Winnifred Knight, Managing Director and Owner, CUBE [ON THE SQUARE] and themarketingsite has played an integral role at DMAi 2012 as Advisory, Speaker, Jury, Co-Chair, Content and Programme. Knight leverages 45 years of experiences in the industry in both, client and agency roles at the DMAi convention held for the first time in India.
In conversation with exchange4media, Knight talks about the convention, the Direct Marketing (DM) scenario in India and steps post the convention…
Has the response for the convention met your expectations?
I was extremely surprised at the enthusiasm of the delegates and speakers. I think overall it has been very interactive and a wealth of knowledge has been exchanged. I have been to conferences all over the world but learnt an incredible lot from the two days here.
What action will take place post the convention?
We are going to make a year planner to make sure we cover India and all the CMOs, CEOS and others entering the Indian market – from newcomers to the seasoned marketers – to show them what is actually happening in this market. We are going to build research and give support based on our work in other countries so we have benchmarks in place. The plan is to cover all networking opportunities and build libraries for case studies, even if the case studies are not all Indian to begin with. Case studies are actual proof that this discipline indeed increases your RoI in the most effective manner. We have just been approached by an institution here and been asked to do an extensive training. We are very excited about it.
What are the challenges you see in India when it comes to DM?
India may be hesitant because DM is not as well known as other disciplines and you may be stepping on the toes of consultants. Direct marketing has always been a threat; it has always been the Cinderella of marketing to other non measurable media.
The moment marketers start using DM and see the results of science and art with a subsequent return on every rupee spent, the balance of investments will start to move in favour of DM. I use the word investment instead of budgets because I believe every rupee you spend on this discipline is an investment you will get your return on.
To sum it up, the challenges are:
1. Lack of education of this discipline
2. Lack of infrastructure
3. Lack of skill-set / talent pool
How do you think this convention has helped growth of DM in India?

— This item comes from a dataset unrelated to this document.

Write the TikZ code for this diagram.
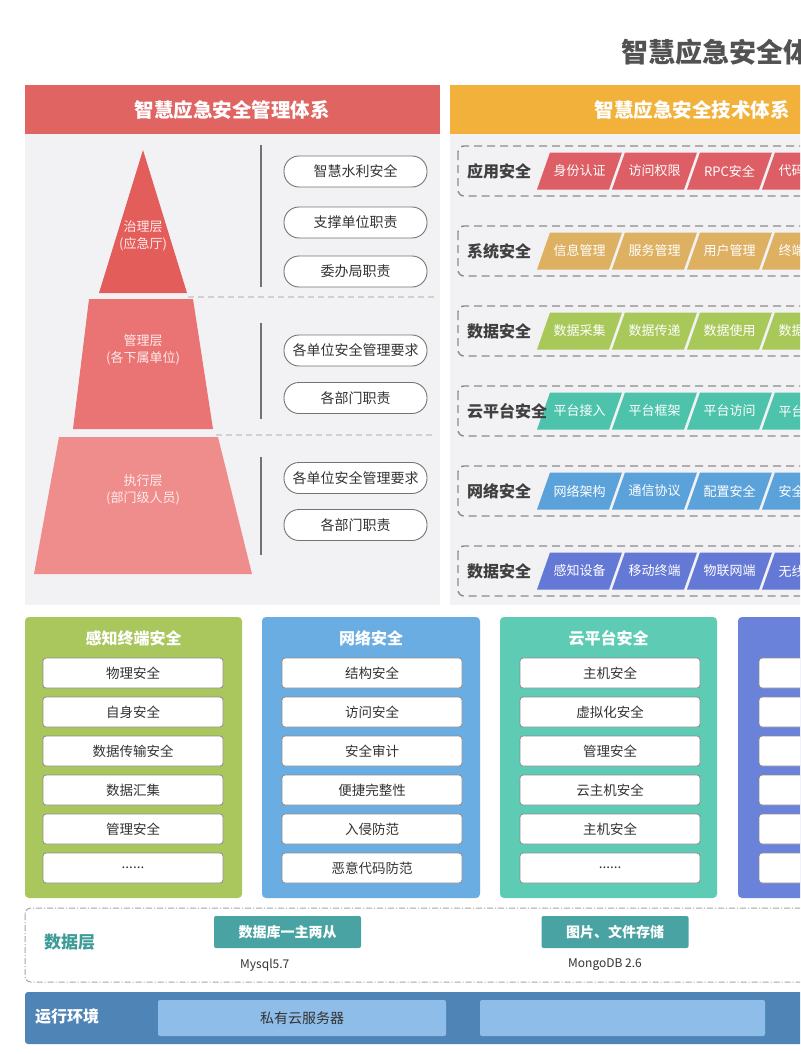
\documentclass[tikz,border=0pt]{standalone}
\usepackage{fontspec}
\setmainfont{Noto Sans CJK SC}
\definecolor{redH}{HTML}{E06462}
\definecolor{orgH}{HTML}{F1B13B}
\definecolor{panelbg}{HTML}{F2F2F4}
\definecolor{pyrA}{HTML}{E35D5B}
\definecolor{pyrB}{HTML}{EA7373}
\definecolor{pyrC}{HTML}{EF8C8C}
\definecolor{rowA}{HTML}{DD5E64}
\definecolor{rowB}{HTML}{DDB062}
\definecolor{rowC}{HTML}{A8C85A}
\definecolor{rowD}{HTML}{4EC3AC}
\definecolor{rowE}{HTML}{5BA2DB}
\definecolor{rowF}{HTML}{6478D6}
\definecolor{pnG}{HTML}{A9C75C}
\definecolor{pnB}{HTML}{6AADE2}
\definecolor{pnT}{HTML}{5ECBB4}
\definecolor{pnI}{HTML}{6B82DA}
\definecolor{tealbox}{HTML}{4AA3A3}
\definecolor{tealtxt}{HTML}{3E9C98}
\definecolor{runbar}{HTML}{4E85B6}
\definecolor{runbox}{HTML}{8DBDE8}
\definecolor{darktxt}{HTML}{333333}
\newcommand\sixdots{......}
\newcommand\pgram[5]{%
  \fill[#4] (#2-29.5,#3-18.5) -- (#2+42.5,#3-18.5) -- (#2+29.5,#3+18.5) -- (#2-42.5,#3+18.5) -- cycle;
  \node[ptext] (#1) at (#2,#3) {#5};}
\begin{document}
\begin{tikzpicture}[x=1pt,y=-1pt,
  pill/.style={draw=black!55, fill=white, rounded corners=15, line width=0.9, minimum width=143, minimum height=31, inner sep=0, font=\fontsize{14}{14}\selectfont, text=darktxt},
  pyrtext/.style={text=white!92!red, align=center, font=\fontsize{13}{17}\selectfont},
  ptext/.style={text=white, font=\fontsize{13}{13}\selectfont, inner sep=0},
  rowlab/.style={anchor=west, text=black!75, font=\bfseries\fontsize{16}{16}\selectfont, inner sep=0},
  rowbox/.style={draw=black!45, dash pattern=on 8pt off 5pt, line width=1.4, rounded corners=6},
  item/.style={draw=black!45, fill=white, rounded corners=3, line width=0.8, minimum width=180, minimum height=30, inner sep=0, font=\fontsize{13.5}{13.5}\selectfont, text=darktxt},
  ptitle/.style={text=white, font=\bfseries\fontsize{16}{16}\selectfont},
  htext/.style={text=white, font=\bfseries\fontsize{19.5}{19.5}\selectfont},
  tbox/.style={fill=tealbox, rounded corners=2, minimum width=147, minimum height=32, inner sep=0, text=white, font=\bfseries\fontsize{14}{14}\selectfont},
  small/.style={anchor=west, inner sep=0, text=darktxt, font=\fontsize{12}{12}\selectfont}]
\path[use as bounding box] (0,0) rectangle (800,1054);
\clip (0,0) rectangle (800,1054);
\fill[white] (0,0) rectangle (800,1054);

% title
\node[anchor=west, inner sep=0, text=black!68, font=\bfseries\fontsize{27}{27}\selectfont] (title) at (621,52) {智慧应急安全体系};

% headers
\fill[redH] (25,85) rectangle (440,134);
\node[htext] (hl) at (232,110) {智慧应急安全管理体系};
\fill[orgH] (450,85) rectangle (830,134);
\node[htext] (hr) at (692,110) {智慧应急安全技术体系};

% body panels
\fill[panelbg] (25,134) rectangle (440,605);
\fill[panelbg] (450,134) rectangle (830,605);

% pyramid
\fill[pyrA] (143,150) -- (187,293) -- (99,293) -- cycle;
\fill[pyrB] (89,299) -- (193,299) -- (213,429) -- (73,429) -- cycle;
\fill[pyrC] (59,437) -- (218,437) -- (252,574) -- (34,574) -- cycle;
\node[pyrtext] (L1) at (143,236) {治理层\\(应急厅)};
\node[pyrtext] (L2) at (143,350) {管理层\\(各下属单位)};
\node[pyrtext] (L3) at (143,490) {执行层\\(部门级人员)};

% separators
\draw[black!18, dash pattern=on 6pt off 4pt, line width=1.2] (188,297) -- (436,297);
\draw[black!18, dash pattern=on 6pt off 4pt, line width=1.2] (216,435) -- (436,435);
\draw[black!55, line width=1.1] (261,145) -- (261,287);
\draw[black!55, line width=1.1] (261,323) -- (261,419);
\draw[black!55, line width=1.1] (261,457) -- (261,555);

% pills
\node[pill] (m1) at (355.5,171.5) {智慧水利安全};
\node[pill] (m2) at (355.5,222.5) {支撑单位职责};
\node[pill] (m3) at (355.5,271.5) {委办局职责};
\node[pill] (m4) at (355.5,350.5) {各单位安全管理要求};
\node[pill] (m5) at (355.5,398) {各部门职责};
\node[pill] (m6) at (355.5,478) {各单位安全管理要求};
\node[pill] (m7) at (355.5,525) {各部门职责};

% technical rows
\draw[rowbox] (458,146) rectangle (830,196);
\draw[rowbox] (458,226) rectangle (830,276);
\draw[rowbox] (458,306) rectangle (830,356);
\draw[rowbox] (458,386) rectangle (830,436);
\draw[rowbox] (458,466) rectangle (830,516);
\draw[rowbox] (458,546) rectangle (830,596);
\node[rowlab] (r1) at (467,171) {应用安全};
\node[rowlab] (r2) at (467,251) {系统安全};
\node[rowlab] (r3) at (467,331) {数据安全};
\node[rowlab] (r6) at (467,571) {数据安全};
\node[rowlab] (r5) at (467,491) {网络安全};
\foreach \k/\t in {0/身份认证,1/访问权限,2/RPC安全,3/代码安全} {\pgram{a\k}{579.5+75*\k}{171}{rowA}{\t}}
\foreach \k/\t in {0/信息管理,1/服务管理,2/用户管理,3/终端管理} {\pgram{b\k}{579.5+75*\k}{251}{rowB}{\t}}
\foreach \k/\t in {0/数据采集,1/数据传递,2/数据使用,3/数据存储} {\pgram{c\k}{579.5+75*\k}{331}{rowC}{\t}}
\foreach \k/\t in {0/平台接入,1/平台框架,2/平台访问,3/平台安全} {\pgram{d\k}{579.5+75*\k}{411}{rowD}{\t}}
\foreach \k/\t in {0/网络架构,1/通信协议,2/配置安全,3/安全审计} {\pgram{e\k}{579.5+75*\k}{491}{rowE}{\t}}
\foreach \k/\t in {0/感知设备,1/移动终端,2/物联网端,3/无线网络} {\pgram{f\k}{579.5+75*\k}{571}{rowF}{\t}}
\node[rowlab] (r4) at (467,411) {云平台安全};

% bottom panels
\fill[pnG] (25,617) [rounded corners=4] rectangle (242,898);
\fill[pnB] (262,617) [rounded corners=4] rectangle (480,898);
\fill[pnT] (500,617) [rounded corners=4] rectangle (717,898);
\fill[pnI] (738,617) [rounded corners=4] rectangle (955,898);
\node[ptitle] (t1) at (133.5,638) {感知终端安全};
\node[ptitle] (t2) at (371,638) {网络安全};
\node[ptitle] (t3) at (608.5,638) {云平台安全};
\foreach \i/\t in {0/物理安全,1/自身安全,2/数据传输安全,3/数据汇集,4/管理安全,5/\sixdots} {\node[item] (g\i) at (133,673+39*\i) {\t};}
\foreach \i/\t in {0/结构安全,1/访问安全,2/安全审计,3/便捷完整性,4/入侵防范,5/恶意代码防范} {\node[item] (n\i) at (372,673+39*\i) {\t};}
\foreach \i/\t in {0/主机安全,1/虚拟化安全,2/管理安全,3/云主机安全,4/主机安全,5/\sixdots} {\node[item] (y\i) at (610,673+39*\i) {\t};}
\foreach \i in {0,1,2,3,4,5} {\node[item] (z\i) at (849,673+39*\i) {};}

% data layer
\draw[black!35, dash pattern=on 6pt off 2pt on 1pt off 2pt, line width=1, rounded corners=6] (25,908) rectangle (830,982);
\node[anchor=west, inner sep=0, text=tealtxt, font=\bfseries\fontsize{17}{17}\selectfont] (dl) at (44,942) {数据层};
\node[tbox] (db1) at (287.5,932) {数据库一主两从};
\node[tbox] (db2) at (615,932) {图片、文件存储};
\node[small] (ms) at (240,965) {Mysql5.7};
\node[small] (mg) at (568,965) {MongoDB 2.6};

% runtime
\fill[runbar] (25,992) [rounded corners=3] rectangle (830,1044);
\node[anchor=west, inner sep=0, text=white, font=\bfseries\fontsize{16}{16}\selectfont] (rt) at (35,1016) {运行环境};
\node[fill=runbox, rounded corners=2, minimum width=288, minimum height=36, inner sep=0, text=darktxt, font=\fontsize{14}{14}\selectfont] (s1) at (302,1018) {私有云服务器};
\node[fill=runbox, rounded corners=2, minimum width=285, minimum height=36, inner sep=0] (s2) at (622.5,1018) {};
\end{tikzpicture}
\end{document}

The way I see it, from a global perspective the convention is a springboard for the future of marketing and different types of marketing in India. It is probably going to be a slow take-off but it is going to grow tremendously. From the convention’s and DMAi’s point of view, I will help the team put infrastructure and ensure regular sharing of case studies. Case studies are normally linked to awards, which is also what we have done at DMAi.